Dann war sie da, die letzte Runde, lautstark und selbstgemalt eingeläutet von meiner Familie. Noch einmal den Hügel hinauf, dass letzte von 4 Bändchen an den Arm, dass ich dann auch voller Stolz und gut sichtbar trug. Ab da pure Freude, nur noch bergab zurück nach Tenby. “You got it” hör ich wildfremde Menschen rufen, so als würden sie sich alle mit Herzen für dich freuen. Das letzte Mal an unserem Haus vorbei, einbiegen auf die Esplanade wo Tanja, Joshua und Samuel 100m vor dem Ziel schon auf mich warten.

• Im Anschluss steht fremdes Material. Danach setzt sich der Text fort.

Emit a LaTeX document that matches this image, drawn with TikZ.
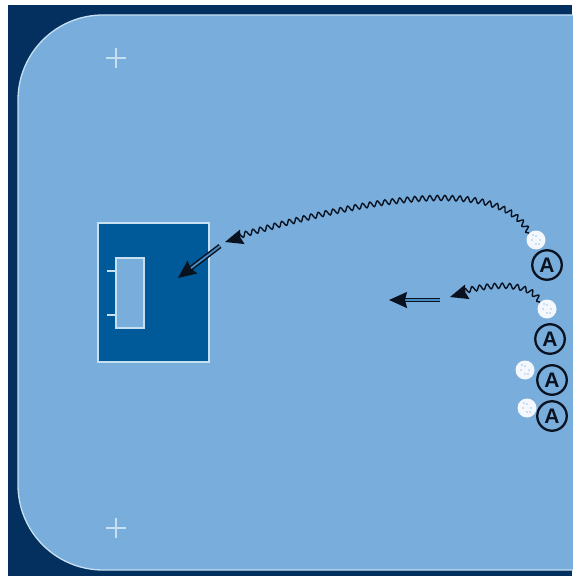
\documentclass[tikz,border=0pt]{standalone}
\usepackage{fontspec}
\setmainfont{Liberation Sans}
\usetikzlibrary{decorations.pathmorphing,arrows.meta}
\definecolor{rinkbg}{HTML}{03305E}
\definecolor{field}{HTML}{78ADDC}
\definecolor{zone}{HTML}{005A9A}
\definecolor{lineW}{HTML}{C6E0F2}
\definecolor{ink}{HTML}{0A1220}
\tikzset{
  x=1pt,y=-1pt,
  player/.style={circle,draw=ink,line width=2.3pt,fill=none,minimum size=29.5pt,inner sep=0pt,font=\fontsize{21}{21}\selectfont\bfseries,text=ink},
  ball/.style={circle,fill=white!92!field,minimum size=19pt,inner sep=0pt,
    path picture={
      \foreach \dx/\dy in {0/-4,-4/0,4/0,0/4,-3/5,3/-4}
        \fill[field!70!white] ([xshift=\dx pt,yshift=\dy pt]path picture bounding box.center) circle (0.9pt);
    }},
  dribble/.style={ink,line width=1.4pt,decorate,decoration={snake,amplitude=2.6pt,segment length=7.5pt,post length=10pt,pre length=0pt},
    -{Stealth[length=18pt,width=15pt,inset=2pt]}},
  run/.style={ink,line width=1.5pt,double=field!60!zone,double distance=1.8pt,-{Stealth[length=18pt,width=16pt,inset=2pt]}},
}
\begin{document}
\begin{tikzpicture}
\useasboundingbox (0,0) rectangle (572,577);
\fill[white] (0,0) rectangle (572,577);
\fill[rinkbg] (8,5) rectangle (572,575.5);
\draw[draw=lineW,line width=1.3pt,fill=field] (573,15) -- (103,15) arc[start angle=270,end angle=180,radius=85] -- (18,485) arc[start angle=180,end angle=90,radius=85] -- (573,570);
\draw[lineW,line width=1.3pt] (106,58) -- (126,58) (116,48) -- (116,68);
\draw[lineW,line width=1.3pt] (106,528) -- (126,528) (116,518) -- (116,538);
\node[draw=lineW,line width=1.3pt,fill=zone,minimum width=111pt,minimum height=139pt,inner sep=0pt] (zone) at (153.5,292.5) {};
\node[draw=lineW,line width=1.5pt,fill=field,minimum width=28pt,minimum height=70pt,inner sep=0pt] (goal) at (130,293) {};
\coordinate (t1) at (107,271);
\coordinate (t2) at (107,315);
\draw[lineW,line width=1.3pt] (t1) -- (t1 -| goal.west);
\draw[lineW,line width=1.3pt] (t2) -- (t2 -| goal.west);
\node[ball] (b1) at (536,240) {};
\node[ball] (b2) at (547,309) {};
\node[ball] (b3) at (525,370) {};
\node[ball] (b4) at (527,408) {};
\node[player] (a1) at (547,265) {A};
\node[player] (a2) at (550,339) {A};
\node[player] (a3) at (552,380) {A};
\node[player] (a4) at (552,416) {A};
\coordinate (d1) at (225,242);
\coordinate (d2) at (450,297);
\coordinate (r1s) at (220,246);
\coordinate (r1e) at (178,278);
\coordinate (r2s) at (440,300);
\coordinate (r2e) at (389,300);
\draw[dribble] (b1.north west) .. controls (500,178) and (370,198) .. (d1);
\draw[dribble] (b2.north west) .. controls (530,283) and (490,284) .. (d2);
\draw[run] (r1s) -- (r1e);
\draw[run] (r2s) -- (r2e);
\end{tikzpicture}
\end{document}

Die Gefühle in dem Moment, sie sind schwer zu beschreiben, besser gesagt sie sind einfach nicht zu beschreiben. Der rote Teppich und die Stimme von Paul Kaye:

“Michael, you are an IRONMAN”

Der Drache ist bezwungen, auch wenn er sich sehr gewehrt hat.

FAZIT

4 Stunden 54 Minuten hatte ich am Ende für den Marathon gebraucht. 24 Minuten länger als geplant, das war am Ende egal. Nach 13 Stunden und 20 Minuten war ich endlich überglücklich und voller Adrenalin am Ziel.

Patrick qualifizierte sich mit seiner grandiosen Leistung für die Weltmeisterschaft in Hawaii 2023, entschied sich dieses Mal aber dazu den Slot nicht anzunehmen.

Am Ende bleibt ein unbeschreiblicher Wettkampf über dem eine unglaubliche Stimmung liegt die man erleben muss. Der Ort, die Menschen und die Landschaft machen diesen Event zu einem überragenden Ereignis. Vielen Dank Tenby für diesen außergewöhnlichen Spirit, an Alle die zu Hause mitgefiebert haben. Vielen Dank an Simone, Meo, Patrick M. und Nicole für den Support vor Ort. Vielen Dank Patrick L., ohne dich wäre ich nicht in die versuchen gekommen dem Drachen gegenüberzutreten.

Am meisten aber will ich mich bei meinen beiden Söhnen Samuel und Joshua bedanken, die wohl als die besten Supporter in die Geschichte des Ironman Wales eingehen und natürlich bei meiner Frau Tanja, die mir in der langen Zeitaufwendigen Vorbereitung stehts zur Seite stand, mir den Rücken für das Training freigehalten, dass Familienleben gemanagte und mich zusätzlich noch ständig motiviert und angefeuert hat. Ohne das wäre es nicht möglich gewesen den Drachen zu bezwingen und diese Leistung verlangt mindestens genau so viel Respekt und Beachtung wie das Finishen eines Ironman.